Only the lines from the line that has "Output the web" through the line that has "const AXC = '#999';" should be reproduced, exactly and with both ends kept.

Data extracted from a collection
-*-*-
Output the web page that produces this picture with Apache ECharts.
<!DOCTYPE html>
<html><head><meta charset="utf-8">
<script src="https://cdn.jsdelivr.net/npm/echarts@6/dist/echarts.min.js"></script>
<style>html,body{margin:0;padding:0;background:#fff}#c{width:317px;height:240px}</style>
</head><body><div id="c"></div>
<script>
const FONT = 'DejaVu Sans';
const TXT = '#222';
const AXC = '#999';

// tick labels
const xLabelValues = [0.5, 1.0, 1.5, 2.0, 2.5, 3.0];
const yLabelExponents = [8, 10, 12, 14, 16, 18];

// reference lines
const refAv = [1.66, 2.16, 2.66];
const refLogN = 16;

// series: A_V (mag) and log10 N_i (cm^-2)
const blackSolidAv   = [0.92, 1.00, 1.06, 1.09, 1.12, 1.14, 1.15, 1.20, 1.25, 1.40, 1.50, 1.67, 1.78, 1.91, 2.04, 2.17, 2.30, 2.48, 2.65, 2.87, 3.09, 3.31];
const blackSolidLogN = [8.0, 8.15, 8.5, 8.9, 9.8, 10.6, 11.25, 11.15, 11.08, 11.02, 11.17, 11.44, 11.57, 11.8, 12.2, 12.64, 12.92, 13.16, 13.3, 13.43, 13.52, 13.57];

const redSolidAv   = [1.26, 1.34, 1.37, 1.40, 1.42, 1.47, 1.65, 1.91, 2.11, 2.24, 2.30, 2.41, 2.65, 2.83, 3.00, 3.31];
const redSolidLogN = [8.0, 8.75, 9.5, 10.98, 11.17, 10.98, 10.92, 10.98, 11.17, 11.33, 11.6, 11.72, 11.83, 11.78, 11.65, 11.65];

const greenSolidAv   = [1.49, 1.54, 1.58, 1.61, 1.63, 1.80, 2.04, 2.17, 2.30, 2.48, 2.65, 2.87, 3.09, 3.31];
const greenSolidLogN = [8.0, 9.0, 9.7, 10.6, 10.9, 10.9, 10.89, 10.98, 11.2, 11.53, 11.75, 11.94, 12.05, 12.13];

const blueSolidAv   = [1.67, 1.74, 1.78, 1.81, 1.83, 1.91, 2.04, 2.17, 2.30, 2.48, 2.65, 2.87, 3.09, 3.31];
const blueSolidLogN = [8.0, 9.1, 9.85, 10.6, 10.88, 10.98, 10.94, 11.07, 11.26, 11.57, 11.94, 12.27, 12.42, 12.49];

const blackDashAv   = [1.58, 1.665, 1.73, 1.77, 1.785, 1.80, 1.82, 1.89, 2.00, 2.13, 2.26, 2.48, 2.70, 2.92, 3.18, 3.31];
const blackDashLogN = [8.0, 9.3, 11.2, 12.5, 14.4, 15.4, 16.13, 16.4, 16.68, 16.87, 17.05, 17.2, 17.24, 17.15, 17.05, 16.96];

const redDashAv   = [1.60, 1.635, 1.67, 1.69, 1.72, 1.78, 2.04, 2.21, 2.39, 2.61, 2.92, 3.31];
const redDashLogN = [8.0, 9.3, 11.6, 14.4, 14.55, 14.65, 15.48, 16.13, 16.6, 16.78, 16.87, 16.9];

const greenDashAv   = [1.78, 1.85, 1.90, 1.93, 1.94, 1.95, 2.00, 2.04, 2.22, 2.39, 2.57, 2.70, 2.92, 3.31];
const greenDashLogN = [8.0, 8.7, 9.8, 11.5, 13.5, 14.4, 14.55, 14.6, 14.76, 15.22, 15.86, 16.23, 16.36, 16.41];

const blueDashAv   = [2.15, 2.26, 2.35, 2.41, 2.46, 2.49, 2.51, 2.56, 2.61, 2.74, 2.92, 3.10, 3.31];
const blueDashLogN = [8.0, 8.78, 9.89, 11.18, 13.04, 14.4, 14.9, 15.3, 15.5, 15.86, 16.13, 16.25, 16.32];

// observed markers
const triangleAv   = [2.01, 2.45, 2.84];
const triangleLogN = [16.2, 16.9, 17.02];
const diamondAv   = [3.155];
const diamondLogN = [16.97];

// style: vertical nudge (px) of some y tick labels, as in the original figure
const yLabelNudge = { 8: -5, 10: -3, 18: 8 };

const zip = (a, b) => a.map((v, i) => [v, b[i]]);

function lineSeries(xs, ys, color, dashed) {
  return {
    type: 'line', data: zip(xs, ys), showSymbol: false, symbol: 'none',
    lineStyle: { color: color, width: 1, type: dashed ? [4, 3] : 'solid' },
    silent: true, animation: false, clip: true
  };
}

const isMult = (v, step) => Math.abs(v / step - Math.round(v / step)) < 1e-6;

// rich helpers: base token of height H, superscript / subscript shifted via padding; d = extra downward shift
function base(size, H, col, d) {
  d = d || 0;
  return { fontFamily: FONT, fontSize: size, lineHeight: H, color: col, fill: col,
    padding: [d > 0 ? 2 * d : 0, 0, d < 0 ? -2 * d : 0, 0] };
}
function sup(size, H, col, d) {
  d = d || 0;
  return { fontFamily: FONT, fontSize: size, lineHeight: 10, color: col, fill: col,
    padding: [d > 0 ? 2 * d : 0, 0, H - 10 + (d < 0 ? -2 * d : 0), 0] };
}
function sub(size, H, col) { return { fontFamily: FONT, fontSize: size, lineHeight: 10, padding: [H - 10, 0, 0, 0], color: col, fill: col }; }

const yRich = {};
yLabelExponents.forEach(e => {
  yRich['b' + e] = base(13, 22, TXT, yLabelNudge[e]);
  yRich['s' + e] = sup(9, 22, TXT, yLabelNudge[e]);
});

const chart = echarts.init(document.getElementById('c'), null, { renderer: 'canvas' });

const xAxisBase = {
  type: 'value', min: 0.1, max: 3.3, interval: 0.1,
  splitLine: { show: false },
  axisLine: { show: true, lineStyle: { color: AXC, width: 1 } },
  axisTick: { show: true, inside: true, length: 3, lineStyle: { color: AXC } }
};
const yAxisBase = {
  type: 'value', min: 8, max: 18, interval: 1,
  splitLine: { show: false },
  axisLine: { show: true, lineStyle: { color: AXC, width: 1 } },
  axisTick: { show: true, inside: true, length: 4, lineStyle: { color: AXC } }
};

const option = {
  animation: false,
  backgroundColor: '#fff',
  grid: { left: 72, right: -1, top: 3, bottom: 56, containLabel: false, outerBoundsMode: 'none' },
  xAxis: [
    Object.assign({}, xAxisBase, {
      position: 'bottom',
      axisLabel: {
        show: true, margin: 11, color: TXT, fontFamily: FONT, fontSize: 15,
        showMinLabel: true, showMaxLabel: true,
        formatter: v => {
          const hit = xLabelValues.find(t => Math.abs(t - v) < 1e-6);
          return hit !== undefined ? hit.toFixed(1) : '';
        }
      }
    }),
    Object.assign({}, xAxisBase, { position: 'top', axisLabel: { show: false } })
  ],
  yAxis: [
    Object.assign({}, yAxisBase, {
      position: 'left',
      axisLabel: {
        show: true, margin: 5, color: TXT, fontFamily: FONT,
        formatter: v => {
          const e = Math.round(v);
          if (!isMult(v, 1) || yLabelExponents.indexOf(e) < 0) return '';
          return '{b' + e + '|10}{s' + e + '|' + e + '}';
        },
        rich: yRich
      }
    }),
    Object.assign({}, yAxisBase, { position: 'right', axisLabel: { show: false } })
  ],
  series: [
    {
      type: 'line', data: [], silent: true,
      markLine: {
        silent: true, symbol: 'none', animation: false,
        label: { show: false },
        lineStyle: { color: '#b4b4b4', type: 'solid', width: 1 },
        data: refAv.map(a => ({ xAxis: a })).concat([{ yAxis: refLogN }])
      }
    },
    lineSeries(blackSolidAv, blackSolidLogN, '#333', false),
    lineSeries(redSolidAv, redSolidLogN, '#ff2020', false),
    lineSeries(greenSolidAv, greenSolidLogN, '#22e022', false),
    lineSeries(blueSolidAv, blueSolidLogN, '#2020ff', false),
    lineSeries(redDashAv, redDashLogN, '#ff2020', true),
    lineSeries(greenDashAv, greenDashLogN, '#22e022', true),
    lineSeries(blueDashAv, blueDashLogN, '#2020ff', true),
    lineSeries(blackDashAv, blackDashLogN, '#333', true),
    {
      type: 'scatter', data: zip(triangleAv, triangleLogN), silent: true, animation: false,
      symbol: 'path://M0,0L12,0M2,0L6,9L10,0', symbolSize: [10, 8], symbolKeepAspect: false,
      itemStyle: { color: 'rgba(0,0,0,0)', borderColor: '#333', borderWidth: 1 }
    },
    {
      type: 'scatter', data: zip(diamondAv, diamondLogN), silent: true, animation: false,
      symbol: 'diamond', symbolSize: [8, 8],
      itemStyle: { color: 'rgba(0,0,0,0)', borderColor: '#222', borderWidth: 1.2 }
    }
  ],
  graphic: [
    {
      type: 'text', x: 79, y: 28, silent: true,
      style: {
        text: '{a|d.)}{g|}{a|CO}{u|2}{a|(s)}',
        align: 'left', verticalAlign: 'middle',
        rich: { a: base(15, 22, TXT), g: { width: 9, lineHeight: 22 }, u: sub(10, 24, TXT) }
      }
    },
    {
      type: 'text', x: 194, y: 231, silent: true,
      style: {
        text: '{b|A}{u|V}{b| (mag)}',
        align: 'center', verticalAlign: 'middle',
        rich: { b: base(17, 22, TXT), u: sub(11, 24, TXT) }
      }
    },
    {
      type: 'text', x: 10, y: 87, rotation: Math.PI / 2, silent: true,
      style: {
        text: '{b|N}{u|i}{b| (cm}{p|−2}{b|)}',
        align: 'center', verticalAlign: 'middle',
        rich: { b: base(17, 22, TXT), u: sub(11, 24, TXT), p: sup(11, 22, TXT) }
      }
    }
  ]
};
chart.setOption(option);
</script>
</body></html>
-*-*-
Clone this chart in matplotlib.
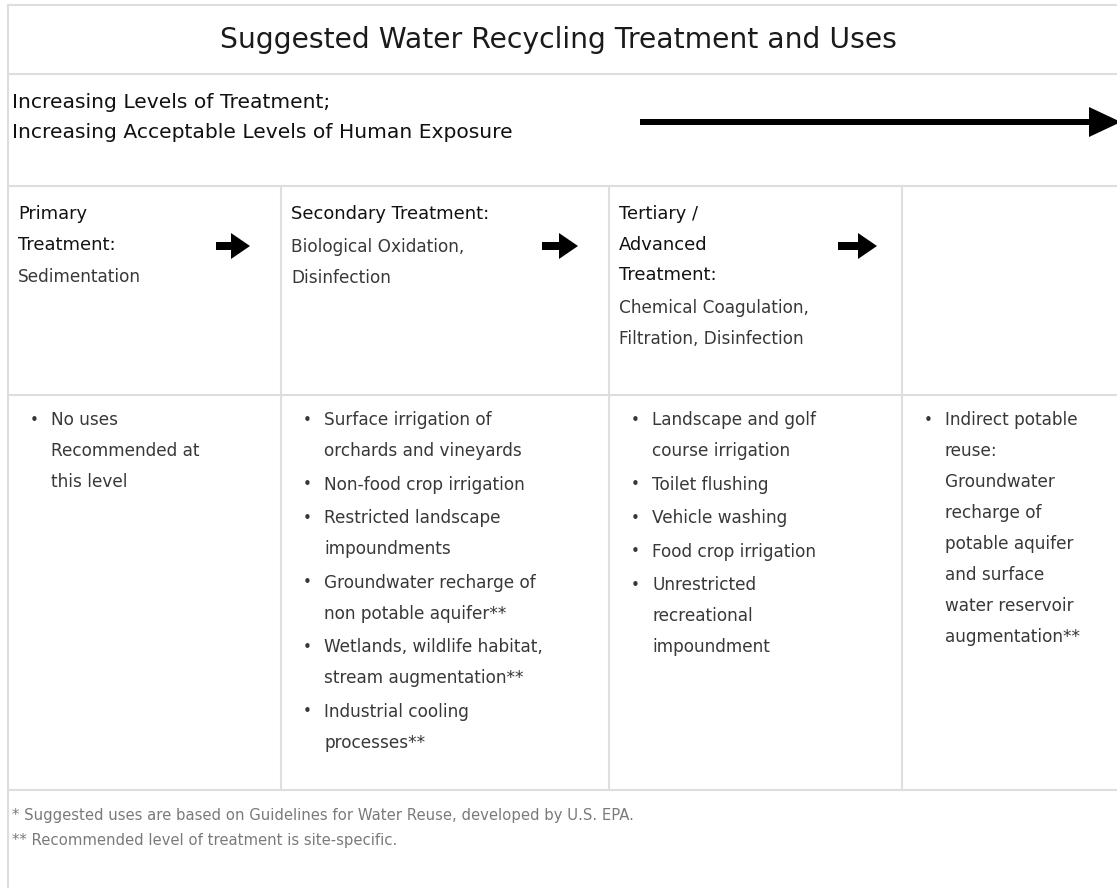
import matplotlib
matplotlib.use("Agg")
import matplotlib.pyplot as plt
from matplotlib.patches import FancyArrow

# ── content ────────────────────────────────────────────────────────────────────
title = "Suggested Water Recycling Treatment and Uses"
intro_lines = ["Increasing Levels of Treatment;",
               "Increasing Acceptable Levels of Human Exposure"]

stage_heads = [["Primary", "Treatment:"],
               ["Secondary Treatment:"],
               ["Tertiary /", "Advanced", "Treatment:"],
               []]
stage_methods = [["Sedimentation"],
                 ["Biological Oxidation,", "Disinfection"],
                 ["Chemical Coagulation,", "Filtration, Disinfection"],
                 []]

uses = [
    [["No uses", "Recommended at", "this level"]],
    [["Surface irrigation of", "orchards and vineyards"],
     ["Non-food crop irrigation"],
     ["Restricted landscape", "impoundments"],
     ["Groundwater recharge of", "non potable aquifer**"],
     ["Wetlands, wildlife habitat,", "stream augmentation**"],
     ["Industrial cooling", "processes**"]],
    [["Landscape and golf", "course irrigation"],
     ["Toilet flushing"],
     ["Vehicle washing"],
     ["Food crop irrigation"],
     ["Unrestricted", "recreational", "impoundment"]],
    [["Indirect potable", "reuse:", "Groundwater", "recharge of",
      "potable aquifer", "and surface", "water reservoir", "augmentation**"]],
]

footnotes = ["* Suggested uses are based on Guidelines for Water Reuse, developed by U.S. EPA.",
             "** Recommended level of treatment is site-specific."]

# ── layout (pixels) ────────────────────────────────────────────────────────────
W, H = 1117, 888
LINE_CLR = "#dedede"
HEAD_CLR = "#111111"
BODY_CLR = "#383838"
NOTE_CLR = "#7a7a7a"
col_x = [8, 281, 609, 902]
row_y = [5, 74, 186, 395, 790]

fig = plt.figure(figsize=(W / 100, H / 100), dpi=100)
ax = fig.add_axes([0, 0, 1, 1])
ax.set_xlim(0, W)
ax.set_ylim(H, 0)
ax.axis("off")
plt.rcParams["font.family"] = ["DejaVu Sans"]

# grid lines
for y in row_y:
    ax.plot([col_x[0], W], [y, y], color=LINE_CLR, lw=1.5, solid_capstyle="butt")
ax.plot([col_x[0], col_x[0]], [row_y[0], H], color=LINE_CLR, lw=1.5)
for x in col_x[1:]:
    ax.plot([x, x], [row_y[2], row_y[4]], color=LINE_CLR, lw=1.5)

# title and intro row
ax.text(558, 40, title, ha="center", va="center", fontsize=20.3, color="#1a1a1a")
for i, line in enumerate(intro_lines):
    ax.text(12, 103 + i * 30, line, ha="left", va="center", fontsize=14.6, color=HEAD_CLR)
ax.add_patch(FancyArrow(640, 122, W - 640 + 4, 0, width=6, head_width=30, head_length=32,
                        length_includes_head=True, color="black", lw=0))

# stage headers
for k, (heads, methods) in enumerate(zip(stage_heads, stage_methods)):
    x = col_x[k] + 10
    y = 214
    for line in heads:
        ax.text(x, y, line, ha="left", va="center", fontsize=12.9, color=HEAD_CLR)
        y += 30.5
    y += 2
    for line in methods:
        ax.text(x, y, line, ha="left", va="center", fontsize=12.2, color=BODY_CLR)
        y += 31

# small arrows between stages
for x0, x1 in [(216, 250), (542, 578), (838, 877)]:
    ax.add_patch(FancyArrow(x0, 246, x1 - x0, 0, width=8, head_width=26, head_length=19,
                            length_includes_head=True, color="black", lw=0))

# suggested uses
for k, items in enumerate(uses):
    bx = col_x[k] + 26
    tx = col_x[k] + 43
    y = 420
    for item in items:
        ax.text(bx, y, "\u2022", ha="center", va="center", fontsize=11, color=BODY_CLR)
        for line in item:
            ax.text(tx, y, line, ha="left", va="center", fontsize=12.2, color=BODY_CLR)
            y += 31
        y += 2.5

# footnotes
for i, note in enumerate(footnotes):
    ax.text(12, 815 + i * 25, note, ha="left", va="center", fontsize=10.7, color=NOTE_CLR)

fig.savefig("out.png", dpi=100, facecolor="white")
-*-*-
== Output of the exercise ==
Output the web page that produces this picture with Apache ECharts.
<!DOCTYPE html>
<html><head><meta charset="utf-8">
<script src="https://cdn.jsdelivr.net/npm/echarts@6/dist/echarts.min.js"></script>
<style>html,body{margin:0;padding:0;background:#fff}#c{width:317px;height:240px}</style>
</head><body><div id="c"></div>
<script>
const FONT = 'DejaVu Sans';
const TXT = '#222';
const AXC = '#999';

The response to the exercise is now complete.